## TASK STATEMENT
Without the pictures, copy all the entries below exactly.

## SUPPLIED MATERIAL
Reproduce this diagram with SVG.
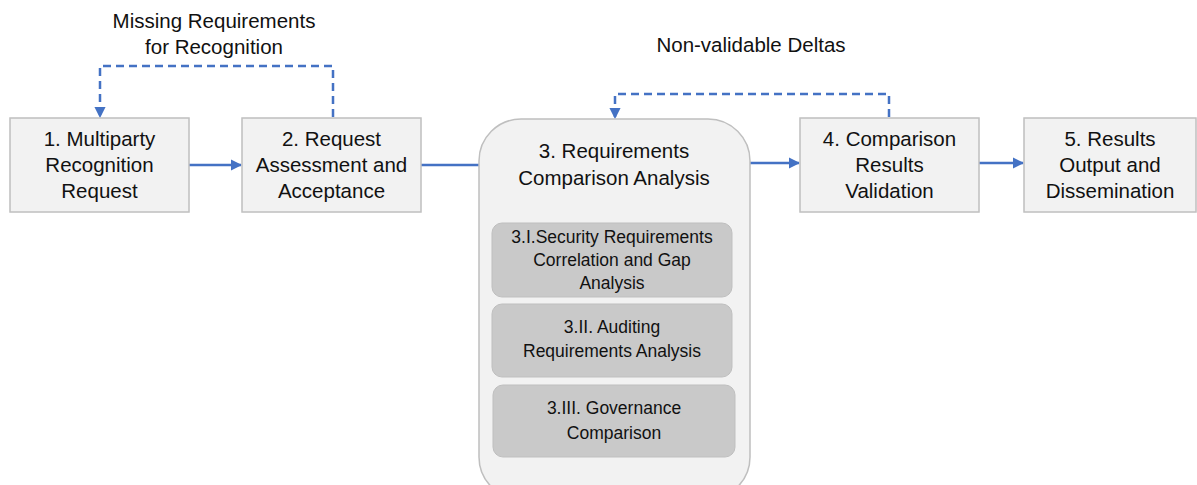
<svg xmlns="http://www.w3.org/2000/svg" width="1197" height="485" viewBox="0 0 1197 485">
<defs>
<marker id="ah" viewBox="0 0 10 10" refX="9" refY="5" markerWidth="4.5" markerHeight="4.5" orient="auto" markerUnits="strokeWidth">
<path d="M0,0 L10,5 L0,10 z" fill="#4472c4"/>
</marker>
<style>
.box{fill:#f2f2f2;stroke:#bfbfbf;stroke-width:1.5}
.inner{fill:#c9c9c9;stroke:#bfbfbf;stroke-width:1}
.t{font-family:"Liberation Sans",Arial,sans-serif;font-size:20.5px;fill:#111111;text-anchor:middle}
.ts{font-family:"Liberation Sans",Arial,sans-serif;font-size:17.5px;fill:#111111;text-anchor:middle}
.solid{stroke:#4472c4;stroke-width:2.5;fill:none}
.dash{stroke:#4472c4;stroke-width:2.5;fill:none;stroke-dasharray:8,5}
</style>
</defs>
<rect width="1197" height="485" fill="#ffffff"/>
<g id="connectors">
<line class="solid" x1="189" y1="165" x2="241" y2="165" marker-end="url(#ah)"/>
<line class="solid" x1="421" y1="165" x2="480" y2="165"/>
<line class="solid" x1="750" y1="163" x2="799" y2="163" marker-end="url(#ah)"/>
<line class="solid" x1="979" y1="163" x2="1023" y2="163" marker-end="url(#ah)"/>
<path class="dash" d="M333,117 L333,66 L100,66 L100,117" marker-end="url(#ah)"/>
<path class="dash" d="M889,117 L889,94 L615,94 L615,118" marker-end="url(#ah)"/>
</g>
<g id="label-missing">
<text class="t" x="214" y="28">Missing Requirements</text>
<text class="t" x="214" y="54">for Recognition</text>
</g>
<g id="label-nonvalid">
<text class="t" x="751" y="52">Non-validable Deltas</text>
</g>
<g id="node1">
<rect class="box" x="10" y="118" width="179" height="94"/>
<text class="t" x="99.5" y="146">1. Multiparty</text>
<text class="t" x="99.5" y="172">Recognition</text>
<text class="t" x="99.5" y="198">Request</text>
</g>
<g id="node2">
<rect class="box" x="242" y="118" width="179" height="94"/>
<text class="t" x="331.5" y="146">2. Request</text>
<text class="t" x="331.5" y="172">Assessment and</text>
<text class="t" x="331.5" y="198">Acceptance</text>
</g>
<g id="node3">
<rect class="box" x="479" y="119" width="271" height="380" rx="42" ry="42"/>
<text class="t" x="614" y="158">3. Requirements</text>
<text class="t" x="614" y="185">Comparison Analysis</text>
</g>
<g id="node3-1">
<rect class="inner" x="492" y="223" width="240" height="74" rx="10" ry="10"/>
<text class="ts" x="612" y="243">3.I.Security Requirements</text>
<text class="ts" x="612" y="266">Correlation and Gap</text>
<text class="ts" x="612" y="289">Analysis</text>
</g>
<g id="node3-2">
<rect class="inner" x="492" y="304" width="240" height="73" rx="10" ry="10"/>
<text class="ts" x="612" y="333">3.II. Auditing</text>
<text class="ts" x="612" y="357">Requirements Analysis</text>
</g>
<g id="node3-3">
<rect class="inner" x="493" y="385" width="242" height="72" rx="10" ry="10"/>
<text class="ts" x="614" y="414">3.III. Governance</text>
<text class="ts" x="614" y="439">Comparison</text>
</g>
<g id="node4">
<rect class="box" x="800" y="118" width="179" height="94"/>
<text class="t" x="889.5" y="146">4. Comparison</text>
<text class="t" x="889.5" y="172">Results</text>
<text class="t" x="889.5" y="198">Validation</text>
</g>
<g id="node5">
<rect class="box" x="1024" y="118" width="172" height="94"/>
<text class="t" x="1110" y="146">5. Results</text>
<text class="t" x="1110" y="172">Output and</text>
<text class="t" x="1110" y="198">Dissemination</text>
</g>
</svg>
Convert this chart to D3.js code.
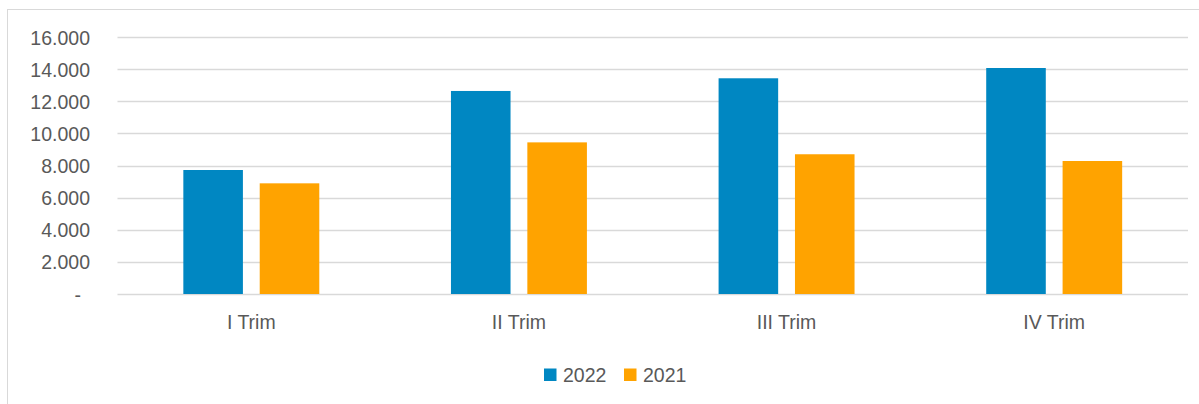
<!DOCTYPE html>
<html>
<head>
<meta charset="utf-8">
<script src="https://cdn.jsdelivr.net/npm/d3@7"></script>
<style>
  html, body { margin: 0; padding: 0; background: #fff; }
  svg { display: block; }
  text { font-family: "Liberation Sans", Arial, sans-serif; fill: #595959; }
</style>
</head>
<body>
<svg id="chart" width="1199" height="404"></svg>
<script>
const categories = ["I Trim", "II Trim", "III Trim", "IV Trim"];
const seriesNames = ["2022", "2021"];
const values2022 = [7720, 12640, 13430, 14070];
const values2021 = [6890, 9440, 8700, 8280];
const yTicks = [0, 2000, 4000, 6000, 8000, 10000, 12000, 14000, 16000];
const colors = ["#0087C2", "#FFA300"];

const seriesValues = [values2022, values2021];
const data = categories.map((c, i) => ({
  cat: c,
  vals: seriesNames.map((s, j) => ({ key: s, value: seriesValues[j][i], color: colors[j] }))
}));

const svg = d3.select("#chart");
const W = 1199, H = 404;
const plot = { left: 117.5, right: 1188, top: 37, bottom: 294 };

// chart border
svg.append("rect")
  .attr("x", 7.5).attr("y", 9.5)
  .attr("width", W + 10).attr("height", H + 10)
  .attr("fill", "none").attr("stroke", "#d9d9d9").attr("stroke-width", 1);

const x0 = d3.scaleBand().domain(categories).range([plot.left, plot.right]).paddingInner(0).paddingOuter(0);
const bw = x0.bandwidth();
const x1 = d3.scaleBand().domain(seriesNames).range([bw * 0.246, bw * 0.754]).paddingInner(0.22).paddingOuter(0);
const y = d3.scaleLinear().domain([0, 16000]).range([plot.bottom, plot.top]);

const locale = d3.formatLocale({ decimal: ",", thousands: ".", grouping: [3], currency: ["", "€"] });
const fmt = locale.format(",d");

// gridlines
svg.append("g").selectAll("line").data(yTicks).join("line")
  .attr("x1", plot.left).attr("x2", plot.right)
  .attr("y1", d => Math.round(y(d)) + 0.5).attr("y2", d => Math.round(y(d)) + 0.5)
  .attr("stroke", "#d9d9d9").attr("stroke-width", 1.5);

// y axis labels
const yAxis = d3.axisLeft(y).tickValues(yTicks).tickSize(0).tickPadding(0)
  .tickFormat(d => d === 0 ? "-" : fmt(d));
const gy = svg.append("g").attr("transform", "translate(90,0)").call(yAxis);
gy.select(".domain").remove();
gy.selectAll("text")
  .attr("font-size", "19.5px")
  .attr("font-family", "Liberation Sans, Arial, sans-serif")
  .attr("fill", "#595959")
  .attr("dy", "0.36em")
  .attr("dx", d => d === 0 ? "-9px" : "0");

// bars
const groups = svg.append("g").selectAll("g").data(data).join("g")
  .attr("transform", d => `translate(${x0(d.cat)},0)`);
groups.selectAll("rect").data(d => d.vals).join("rect")
  .attr("x", d => x1(d.key))
  .attr("width", x1.bandwidth())
  .attr("y", d => y(d.value))
  .attr("height", d => y(0) - y(d.value))
  .attr("fill", d => d.color);

// x axis labels
const xAxis = d3.axisBottom(x0).tickSize(0).tickPadding(0);
const gx = svg.append("g").attr("transform", `translate(0,${plot.bottom})`).call(xAxis);
gx.select(".domain").remove();
gx.selectAll("text")
  .attr("font-size", "19.5px")
  .attr("font-family", "Liberation Sans, Arial, sans-serif")
  .attr("fill", "#595959")
  .attr("dy", "35px");

// legend
const legendItems = [
  { key: seriesNames[0], color: colors[0], x: 544 },
  { key: seriesNames[1], color: colors[1], x: 624 }
];
const lg = svg.append("g").selectAll("g").data(legendItems).join("g")
  .attr("transform", d => `translate(${d.x},368.5)`);
lg.append("rect").attr("width", 12.5).attr("height", 12.5).attr("fill", d => d.color);
lg.append("text").attr("x", 19).attr("y", 13.8)
  .attr("font-size", "19.5px").text(d => d.key);
</script>
</body>
</html>
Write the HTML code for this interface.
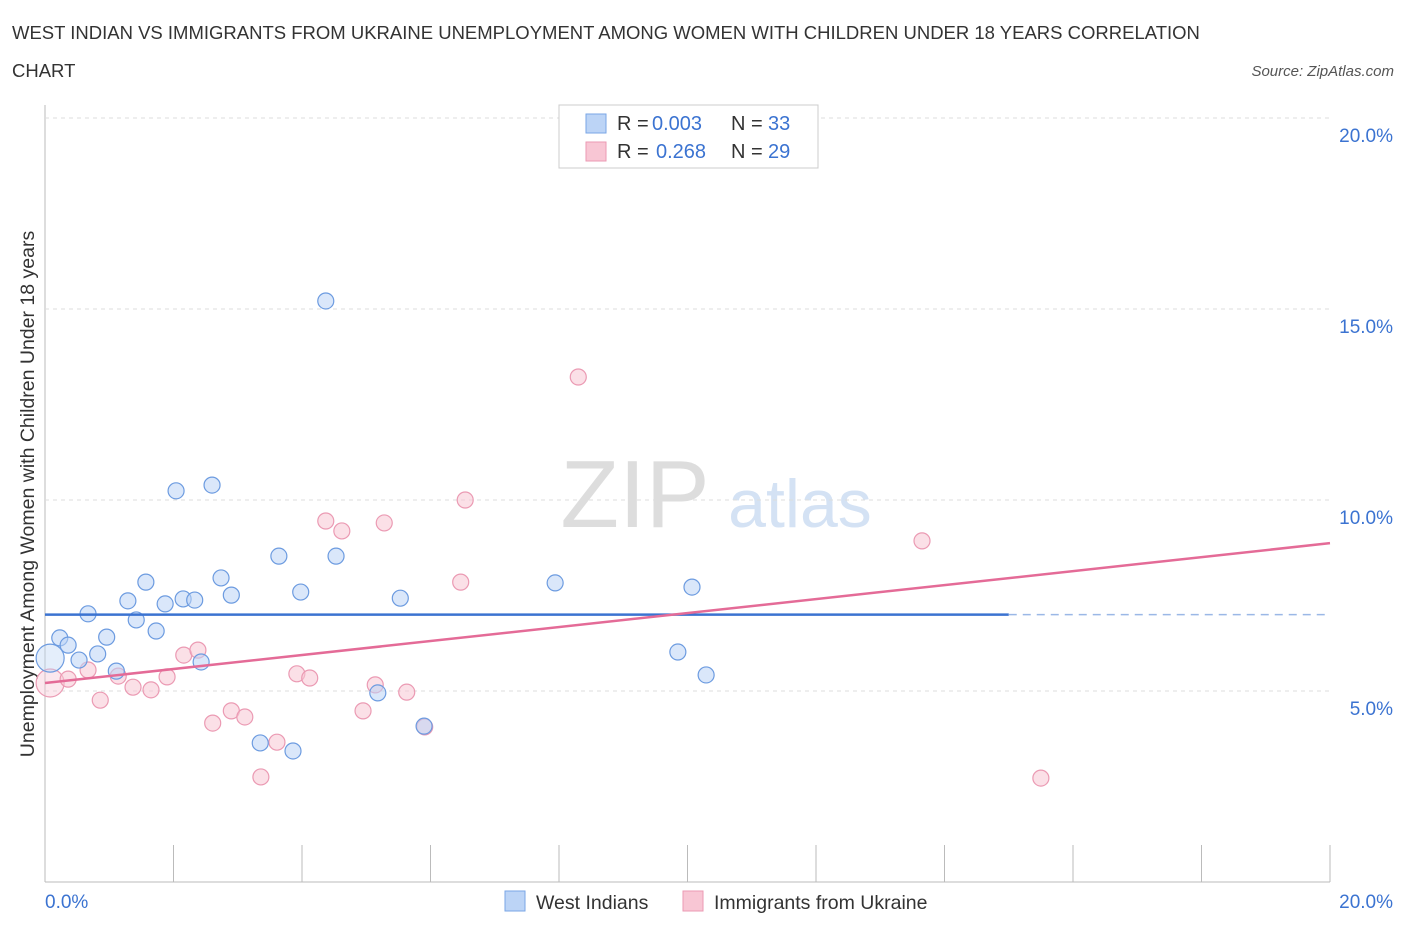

## THE OUTPUT
Reproduce this diagram with SVG.
<svg xmlns="http://www.w3.org/2000/svg" width="1197" height="485" viewBox="0 0 1197 485">
<defs>
<marker id="ah" viewBox="0 0 10 10" refX="9" refY="5" markerWidth="4.5" markerHeight="4.5" orient="auto" markerUnits="strokeWidth">
<path d="M0,0 L10,5 L0,10 z" fill="#4472c4"/>
</marker>
<style>
.box{fill:#f2f2f2;stroke:#bfbfbf;stroke-width:1.5}
.inner{fill:#c9c9c9;stroke:#bfbfbf;stroke-width:1}
.t{font-family:"Liberation Sans",Arial,sans-serif;font-size:20.5px;fill:#111111;text-anchor:middle}
.ts{font-family:"Liberation Sans",Arial,sans-serif;font-size:17.5px;fill:#111111;text-anchor:middle}
.solid{stroke:#4472c4;stroke-width:2.5;fill:none}
.dash{stroke:#4472c4;stroke-width:2.5;fill:none;stroke-dasharray:8,5}
</style>
</defs>
<rect width="1197" height="485" fill="#ffffff"/>
<g id="connectors">
<line class="solid" x1="189" y1="165" x2="241" y2="165" marker-end="url(#ah)"/>
<line class="solid" x1="421" y1="165" x2="480" y2="165"/>
<line class="solid" x1="750" y1="163" x2="799" y2="163" marker-end="url(#ah)"/>
<line class="solid" x1="979" y1="163" x2="1023" y2="163" marker-end="url(#ah)"/>
<path class="dash" d="M333,117 L333,66 L100,66 L100,117" marker-end="url(#ah)"/>
<path class="dash" d="M889,117 L889,94 L615,94 L615,118" marker-end="url(#ah)"/>
</g>
<g id="label-missing">
<text class="t" x="214" y="28">Missing Requirements</text>
<text class="t" x="214" y="54">for Recognition</text>
</g>
<g id="label-nonvalid">
<text class="t" x="751" y="52">Non-validable Deltas</text>
</g>
<g id="node1">
<rect class="box" x="10" y="118" width="179" height="94"/>
<text class="t" x="99.5" y="146">1. Multiparty</text>
<text class="t" x="99.5" y="172">Recognition</text>
<text class="t" x="99.5" y="198">Request</text>
</g>
<g id="node2">
<rect class="box" x="242" y="118" width="179" height="94"/>
<text class="t" x="331.5" y="146">2. Request</text>
<text class="t" x="331.5" y="172">Assessment and</text>
<text class="t" x="331.5" y="198">Acceptance</text>
</g>
<g id="node3">
<rect class="box" x="479" y="119" width="271" height="380" rx="42" ry="42"/>
<text class="t" x="614" y="158">3. Requirements</text>
<text class="t" x="614" y="185">Comparison Analysis</text>
</g>
<g id="node3-1">
<rect class="inner" x="492" y="223" width="240" height="74" rx="10" ry="10"/>
<text class="ts" x="612" y="243">3.I.Security Requirements</text>
<text class="ts" x="612" y="266">Correlation and Gap</text>
<text class="ts" x="612" y="289">Analysis</text>
</g>
<g id="node3-2">
<rect class="inner" x="492" y="304" width="240" height="73" rx="10" ry="10"/>
<text class="ts" x="612" y="333">3.II. Auditing</text>
<text class="ts" x="612" y="357">Requirements Analysis</text>
</g>
<g id="node3-3">
<rect class="inner" x="493" y="385" width="242" height="72" rx="10" ry="10"/>
<text class="ts" x="614" y="414">3.III. Governance</text>
<text class="ts" x="614" y="439">Comparison</text>
</g>
<g id="node4">
<rect class="box" x="800" y="118" width="179" height="94"/>
<text class="t" x="889.5" y="146">4. Comparison</text>
<text class="t" x="889.5" y="172">Results</text>
<text class="t" x="889.5" y="198">Validation</text>
</g>
<g id="node5">
<rect class="box" x="1024" y="118" width="172" height="94"/>
<text class="t" x="1110" y="146">5. Results</text>
<text class="t" x="1110" y="172">Output and</text>
<text class="t" x="1110" y="198">Dissemination</text>
</g>
</svg>
Convert this chart to D3.js code.
<!DOCTYPE html>
<html>
<head>
<meta charset="utf-8">
<script src="https://cdn.jsdelivr.net/npm/d3@7"></script>
<style>
  html, body { margin: 0; padding: 0; background: #fff; }
  svg { display: block; }
  text { font-family: "Liberation Sans", Arial, sans-serif; fill: #595959; }
</style>
</head>
<body>
<svg id="chart" width="1199" height="404"></svg>
<script>
const categories = ["I Trim", "II Trim", "III Trim", "IV Trim"];
const seriesNames = ["2022", "2021"];
const values2022 = [7720, 12640, 13430, 14070];
const values2021 = [6890, 9440, 8700, 8280];
const yTicks = [0, 2000, 4000, 6000, 8000, 10000, 12000, 14000, 16000];
const colors = ["#0087C2", "#FFA300"];

const seriesValues = [values2022, values2021];
const data = categories.map((c, i) => ({
  cat: c,
  vals: seriesNames.map((s, j) => ({ key: s, value: seriesValues[j][i], color: colors[j] }))
}));

const svg = d3.select("#chart");
const W = 1199, H = 404;
const plot = { left: 117.5, right: 1188, top: 37, bottom: 294 };

// chart border
svg.append("rect")
  .attr("x", 7.5).attr("y", 9.5)
  .attr("width", W + 10).attr("height", H + 10)
  .attr("fill", "none").attr("stroke", "#d9d9d9").attr("stroke-width", 1);

const x0 = d3.scaleBand().domain(categories).range([plot.left, plot.right]).paddingInner(0).paddingOuter(0);
const bw = x0.bandwidth();
const x1 = d3.scaleBand().domain(seriesNames).range([bw * 0.246, bw * 0.754]).paddingInner(0.22).paddingOuter(0);
const y = d3.scaleLinear().domain([0, 16000]).range([plot.bottom, plot.top]);

const locale = d3.formatLocale({ decimal: ",", thousands: ".", grouping: [3], currency: ["", "€"] });
const fmt = locale.format(",d");

// gridlines
svg.append("g").selectAll("line").data(yTicks).join("line")
  .attr("x1", plot.left).attr("x2", plot.right)
  .attr("y1", d => Math.round(y(d)) + 0.5).attr("y2", d => Math.round(y(d)) + 0.5)
  .attr("stroke", "#d9d9d9").attr("stroke-width", 1.5);

// y axis labels
const yAxis = d3.axisLeft(y).tickValues(yTicks).tickSize(0).tickPadding(0)
  .tickFormat(d => d === 0 ? "-" : fmt(d));
const gy = svg.append("g").attr("transform", "translate(90,0)").call(yAxis);
gy.select(".domain").remove();
gy.selectAll("text")
  .attr("font-size", "19.5px")
  .attr("font-family", "Liberation Sans, Arial, sans-serif")
  .attr("fill", "#595959")
  .attr("dy", "0.36em")
  .attr("dx", d => d === 0 ? "-9px" : "0");

// bars
const groups = svg.append("g").selectAll("g").data(data).join("g")
  .attr("transform", d => `translate(${x0(d.cat)},0)`);
groups.selectAll("rect").data(d => d.vals).join("rect")
  .attr("x", d => x1(d.key))
  .attr("width", x1.bandwidth())
  .attr("y", d => y(d.value))
  .attr("height", d => y(0) - y(d.value))
  .attr("fill", d => d.color);

// x axis labels
const xAxis = d3.axisBottom(x0).tickSize(0).tickPadding(0);
const gx = svg.append("g").attr("transform", `translate(0,${plot.bottom})`).call(xAxis);
gx.select(".domain").remove();
gx.selectAll("text")
  .attr("font-size", "19.5px")
  .attr("font-family", "Liberation Sans, Arial, sans-serif")
  .attr("fill", "#595959")
  .attr("dy", "35px");

// legend
const legendItems = [
  { key: seriesNames[0], color: colors[0], x: 544 },
  { key: seriesNames[1], color: colors[1], x: 624 }
];
const lg = svg.append("g").selectAll("g").data(legendItems).join("g")
  .attr("transform", d => `translate(${d.x},368.5)`);
lg.append("rect").attr("width", 12.5).attr("height", 12.5).attr("fill", d => d.color);
lg.append("text").attr("x", 19).attr("y", 13.8)
  .attr("font-size", "19.5px").text(d => d.key);
</script>
</body>
</html>
Write the HTML code for this interface.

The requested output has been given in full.